Prepared folder contents: ukam_canonical_addresses.parquet ukam_inverted_index.parquet ukam_manifest.json ukam_term_frequencies.parquet

unique_id resolved_canonical_id original_address_concat original_address_concat_canonical match_reason match_weight distinguishability
m_1 c_2 Flat A Example Court, 10 Demo Road, Townton Flat A, 10 Demo Road, Townton splink: probabilistic match 13.5885 11.5033

The output_folder contains parquet files plus ukam_manifest.json (package version, row counts, file hashes) for reproducibility.

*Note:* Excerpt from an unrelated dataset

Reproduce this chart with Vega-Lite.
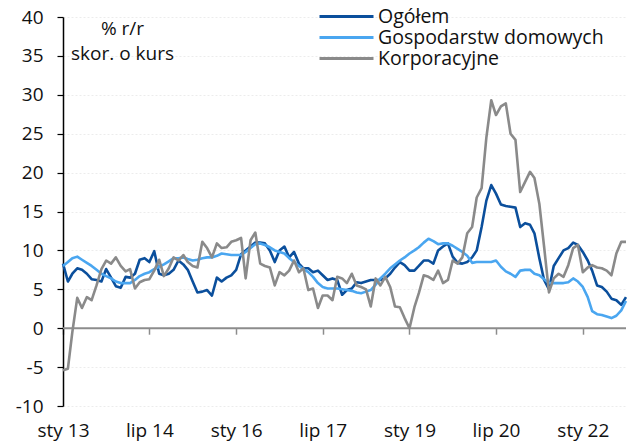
{
"$schema": "https://vega.github.io/schema/vega-lite/v6.json",
"width": 563, "height": 389,
"autosize": {"type": "none"},
"padding": {"left": 63, "top": 17, "right": 9, "bottom": 42},
"background": "white",
"config": {"font": "Open Sans", "view": {"stroke": null},
"axisY": {"values": [-10, -5, 0, 5, 10, 15, 20, 25, 30, 35, 40],
"labelExpr": "'' + datum.value", "labelOverlap": false, "labelFlush": false,
"domain": true, "domainColor": "#000000", "domainWidth": 1.5,
"ticks": true, "tickColor": "#000000", "tickSize": 6, "tickWidth": 1.2,
"labelFontSize": 19, "labelColor": "#111111", "labelPadding": 14,
"grid": true, "gridColor": "#ececec", "gridDash": [2, 2], "gridWidth": 1,
"titleAngle": 0, "titleX": 59, "titleY": 17,
"titleAlign": "center", "titleBaseline": "alphabetic", "titleFontWeight": "normal",
"titleFontSize": 19, "titleColor": "#111111", "titleLineHeight": 25}},
"layer": [
{
"data": {"values": [{}]},
"mark": {"type": "rule", "color": "#8c8c8c", "strokeWidth": 2},
"encoding": {
"y": {"datum": 0, "type": "quantitative", "scale": {"domain": [-10, 40], "nice": false, "zero": false},
"axis": {"values": [-10, -5, 0, 5, 10, 15, 20, 25, 30, 35, 40], "title": ["% r/r", "skor. o kurs"]}}
}
},
{
"data": {"values": [
{"d":"2013-01-01","o":8.3,"g":8.0,"k":-5.4},
{"d":"2013-02-01","o":6.0,"g":8.5,"k":-5.2},
{"d":"2013-03-01","o":7.0,"g":9.0,"k":-0.5},
{"d":"2013-04-01","o":7.7,"g":9.2,"k":3.9},
{"d":"2013-05-01","o":7.5,"g":8.8,"k":2.6},
{"d":"2013-06-01","o":7.0,"g":8.4,"k":4.0},
{"d":"2013-07-01","o":6.3,"g":8.0,"k":3.6},
{"d":"2013-08-01","o":6.2,"g":7.5,"k":5.5},
{"d":"2013-09-01","o":6.0,"g":7.0,"k":7.6},
{"d":"2013-10-01","o":7.6,"g":6.7,"k":8.7},
{"d":"2013-11-01","o":6.5,"g":6.4,"k":8.3},
{"d":"2013-12-01","o":5.4,"g":6.0,"k":9.1},
{"d":"2014-01-01","o":5.2,"g":5.8,"k":8.0},
{"d":"2014-02-01","o":6.6,"g":5.8,"k":7.3},
{"d":"2014-03-01","o":6.5,"g":5.8,"k":7.6},
{"d":"2014-04-01","o":7.0,"g":6.2,"k":5.1},
{"d":"2014-05-01","o":8.8,"g":6.7,"k":5.9},
{"d":"2014-06-01","o":9.0,"g":7.0,"k":6.2},
{"d":"2014-07-01","o":8.5,"g":7.2,"k":6.3},
{"d":"2014-08-01","o":9.9,"g":7.6,"k":7.4},
{"d":"2014-09-01","o":7.0,"g":7.9,"k":8.8},
{"d":"2014-10-01","o":6.8,"g":8.2,"k":6.7},
{"d":"2014-11-01","o":7.0,"g":8.6,"k":7.7},
{"d":"2014-12-01","o":7.5,"g":9.0,"k":9.1},
{"d":"2015-01-01","o":8.7,"g":9.0,"k":8.7},
{"d":"2015-02-01","o":8.2,"g":9.1,"k":9.4},
{"d":"2015-03-01","o":7.5,"g":8.9,"k":8.5},
{"d":"2015-04-01","o":6.0,"g":8.7,"k":8.0},
{"d":"2015-05-01","o":4.6,"g":8.8,"k":7.8},
{"d":"2015-06-01","o":4.7,"g":9.0,"k":11.1},
{"d":"2015-07-01","o":4.9,"g":9.1,"k":10.3},
{"d":"2015-08-01","o":4.2,"g":9.1,"k":9.1},
{"d":"2015-09-01","o":6.5,"g":9.3,"k":10.9},
{"d":"2015-10-01","o":6.0,"g":9.6,"k":10.3},
{"d":"2015-11-01","o":6.5,"g":9.5,"k":10.4},
{"d":"2015-12-01","o":6.8,"g":9.4,"k":11.1},
{"d":"2016-01-01","o":7.5,"g":9.4,"k":11.3},
{"d":"2016-02-01","o":9.5,"g":9.4,"k":11.6},
{"d":"2016-03-01","o":10.0,"g":9.8,"k":6.4},
{"d":"2016-04-01","o":10.5,"g":10.3,"k":11.3},
{"d":"2016-05-01","o":11.0,"g":10.8,"k":12.3},
{"d":"2016-06-01","o":11.0,"g":10.9,"k":8.3},
{"d":"2016-07-01","o":10.9,"g":10.7,"k":8.0},
{"d":"2016-08-01","o":10.0,"g":10.4,"k":7.8},
{"d":"2016-09-01","o":8.5,"g":10.0,"k":5.5},
{"d":"2016-10-01","o":10.0,"g":9.8,"k":7.2},
{"d":"2016-11-01","o":10.5,"g":9.6,"k":6.8},
{"d":"2016-12-01","o":9.1,"g":9.0,"k":7.4},
{"d":"2017-01-01","o":9.8,"g":8.5,"k":8.7},
{"d":"2017-02-01","o":8.3,"g":8.0,"k":7.2},
{"d":"2017-03-01","o":7.7,"g":7.6,"k":7.7},
{"d":"2017-04-01","o":7.7,"g":7.2,"k":4.9},
{"d":"2017-05-01","o":7.2,"g":6.6,"k":5.1},
{"d":"2017-06-01","o":7.4,"g":5.8,"k":2.6},
{"d":"2017-07-01","o":6.8,"g":5.3,"k":4.2},
{"d":"2017-08-01","o":6.2,"g":5.1,"k":4.2},
{"d":"2017-09-01","o":6.4,"g":5.1,"k":3.6},
{"d":"2017-10-01","o":6.2,"g":5.1,"k":6.6},
{"d":"2017-11-01","o":4.3,"g":5.0,"k":6.4},
{"d":"2017-12-01","o":4.9,"g":4.9,"k":5.8},
{"d":"2018-01-01","o":5.1,"g":4.8,"k":7.0},
{"d":"2018-02-01","o":5.9,"g":4.6,"k":5.5},
{"d":"2018-03-01","o":5.8,"g":4.5,"k":5.3},
{"d":"2018-04-01","o":6.0,"g":4.7,"k":5.0},
{"d":"2018-05-01","o":6.2,"g":4.9,"k":2.8},
{"d":"2018-06-01","o":6.2,"g":5.6,"k":6.4},
{"d":"2018-07-01","o":6.2,"g":6.4,"k":5.5},
{"d":"2018-08-01","o":6.4,"g":7.0,"k":6.6},
{"d":"2018-09-01","o":7.0,"g":7.7,"k":5.3},
{"d":"2018-10-01","o":7.8,"g":8.2,"k":2.8},
{"d":"2018-11-01","o":8.5,"g":8.7,"k":2.7},
{"d":"2018-12-01","o":8.1,"g":9.1,"k":1.3},
{"d":"2019-01-01","o":7.4,"g":9.6,"k":0.0},
{"d":"2019-02-01","o":7.4,"g":10.0,"k":2.7},
{"d":"2019-03-01","o":8.0,"g":10.4,"k":4.5},
{"d":"2019-04-01","o":8.7,"g":11.0,"k":6.8},
{"d":"2019-05-01","o":8.7,"g":11.5,"k":6.6},
{"d":"2019-06-01","o":8.3,"g":11.2,"k":6.2},
{"d":"2019-07-01","o":10.0,"g":10.8,"k":7.4},
{"d":"2019-08-01","o":10.5,"g":10.9,"k":5.8},
{"d":"2019-09-01","o":10.9,"g":10.9,"k":6.2},
{"d":"2019-10-01","o":9.2,"g":10.6,"k":8.7},
{"d":"2019-11-01","o":8.4,"g":10.2,"k":8.3},
{"d":"2019-12-01","o":8.3,"g":9.8,"k":9.1},
{"d":"2020-01-01","o":8.5,"g":9.3,"k":12.2},
{"d":"2020-02-01","o":9.1,"g":8.4,"k":13.0},
{"d":"2020-03-01","o":10.0,"g":8.5,"k":16.8},
{"d":"2020-04-01","o":13.0,"g":8.5,"k":18.0},
{"d":"2020-05-01","o":16.4,"g":8.5,"k":24.5},
{"d":"2020-06-01","o":18.4,"g":8.5,"k":29.3},
{"d":"2020-07-01","o":17.3,"g":8.7,"k":27.4},
{"d":"2020-08-01","o":15.9,"g":7.9,"k":28.5},
{"d":"2020-09-01","o":15.7,"g":7.3,"k":28.9},
{"d":"2020-10-01","o":15.6,"g":7.0,"k":25.0},
{"d":"2020-11-01","o":15.5,"g":6.6,"k":24.2},
{"d":"2020-12-01","o":13.0,"g":7.4,"k":17.5},
{"d":"2021-01-01","o":13.5,"g":7.5,"k":18.8},
{"d":"2021-02-01","o":13.3,"g":7.5,"k":20.1},
{"d":"2021-03-01","o":12.2,"g":7.0,"k":19.3},
{"d":"2021-04-01","o":9.0,"g":6.8,"k":16.0},
{"d":"2021-05-01","o":6.2,"g":6.3,"k":10.5},
{"d":"2021-06-01","o":5.0,"g":5.8,"k":4.6},
{"d":"2021-07-01","o":8.0,"g":5.8,"k":6.4},
{"d":"2021-08-01","o":9.0,"g":5.8,"k":7.0},
{"d":"2021-09-01","o":10.0,"g":5.8,"k":6.6},
{"d":"2021-10-01","o":10.3,"g":5.9,"k":8.1},
{"d":"2021-11-01","o":11.0,"g":6.4,"k":10.3},
{"d":"2021-12-01","o":10.7,"g":6.0,"k":10.7},
{"d":"2022-01-01","o":9.8,"g":5.3,"k":7.2},
{"d":"2022-02-01","o":8.7,"g":4.0,"k":7.8},
{"d":"2022-03-01","o":7.4,"g":2.2,"k":8.1},
{"d":"2022-04-01","o":5.5,"g":1.8,"k":7.8},
{"d":"2022-05-01","o":5.3,"g":1.7,"k":7.7},
{"d":"2022-06-01","o":4.7,"g":1.5,"k":7.4},
{"d":"2022-07-01","o":3.8,"g":1.3,"k":6.8},
{"d":"2022-08-01","o":3.6,"g":1.6,"k":9.6},
{"d":"2022-09-01","o":3.0,"g":2.3,"k":11.1},
{"d":"2022-10-01","o":4.0,"g":3.5,"k":11.1}
]},
"transform": [{"fold": ["o", "g", "k"], "as": ["s", "v"]}],
"mark": {"type": "line", "strokeWidth": 2.6, "strokeJoin": "round"},
"encoding": {
"x": {"field": "d", "type": "temporal",
"scale": {"type": "utc", "domain": [{"year": 2013, "month": 1, "date": 1, "utc": true}, {"year": 2022, "month": 10, "date": 1, "utc": true}]},
"axis": {"orient": "bottom", "offset": -77.8, "title": null, "domain": false, "grid": false,
"ticks": true, "tickSize": 6, "tickColor": "#8c8c8c", "tickWidth": 1.5,
"values": [{"year": 2013, "month": 1, "date": 1, "utc": true}, {"year": 2014, "month": 7, "date": 1, "utc": true}, {"year": 2016, "month": 1, "date": 1, "utc": true}, {"year": 2017, "month": 7, "date": 1, "utc": true}, {"year": 2019, "month": 1, "date": 1, "utc": true}, {"year": 2020, "month": 7, "date": 1, "utc": true}, {"year": 2022, "month": 1, "date": 1, "utc": true}],
"labelExpr": "(utcFormat(datum.value, '%m') == '01' ? 'sty ' : 'lip ') + utcFormat(datum.value, '%y')",
"labelFontSize": 19, "labelColor": "#111111", "labelPadding": 87, "labelFlush": false, "labelOverlap": false}},
"y": {"field": "v", "type": "quantitative",
"scale": {"domain": [-10, 40], "nice": false, "zero": false},
"axis": {"values": [-10, -5, 0, 5, 10, 15, 20, 25, 30, 35, 40], "title": ["% r/r", "skor. o kurs"]}},
"color": {"field": "s", "type": "nominal",
"scale": {"domain": ["o", "g", "k"], "range": ["#0b4f9c", "#4aa6f0", "#8a8a8a"]},
"legend": {"orient": "none", "legendX": 255, "legendY": -11, "title": null,
"symbolType": "stroke", "symbolSize": 2916, "symbolStrokeWidth": 3,
"labelFontSize": 19.5, "labelOffset": 3, "labelColor": "#111111", "labelLimit": 400,
"clipHeight": 21, "rowPadding": 0, "padding": 0,
"labelExpr": "datum.label == 'o' ? 'Ogółem' : datum.label == 'g' ? 'Gospodarstw domowych' : 'Korporacyjne'"}}
}
}
]
}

Subsequent matching exercises that use the same canonical data can reuse this folder, skipping the prepare_canonical_folder step.

Reading results

matcher.match() returns a MatchResult object:

Property / method Returns
.matches() DuckDB relation with unique_id, resolved_canonical_id, match_reason, and more.
.match_metrics() Match-reason breakdown with counts and percentages.
.accuracy_analysis() Threshold-based accuracy analysis from labelled data (requires ukam_label in messy input).
.splink_predictions() Raw Splink predictions (only available when a SplinkStage ran).
Customising stages

The default pipeline is ExactMatchStageSplinkStage. Pass your own stages list to change behaviour:

from uk_address_matcher import (
    AddressMatcher,
    ExactMatchStage,
    PeeledAddressStage,
    UniqueTrigramStage,
    SplinkStage,
)

matcher = AddressMatcher(
    canonical_addresses=df_canonical,
    addresses_to_match=df_messy,
    con=con,
    stages=[
        ExactMatchStage(),
        PeeledAddressStage(),
        UniqueTrigramStage(),
        SplinkStage(
            final_match_weight_threshold=20.0,
            final_distinguishability_threshold=5.0,
        ),
    ],
)

Use AddressMatcher.available_stages() to discover registered stage classes. See the API reference for full parameter tables.

Using labelled data

If you know the correct match for each address, add a ukam_label column to your messy data. It propagates through to results, enabling accuracy analysis with MatchResult.match_metrics().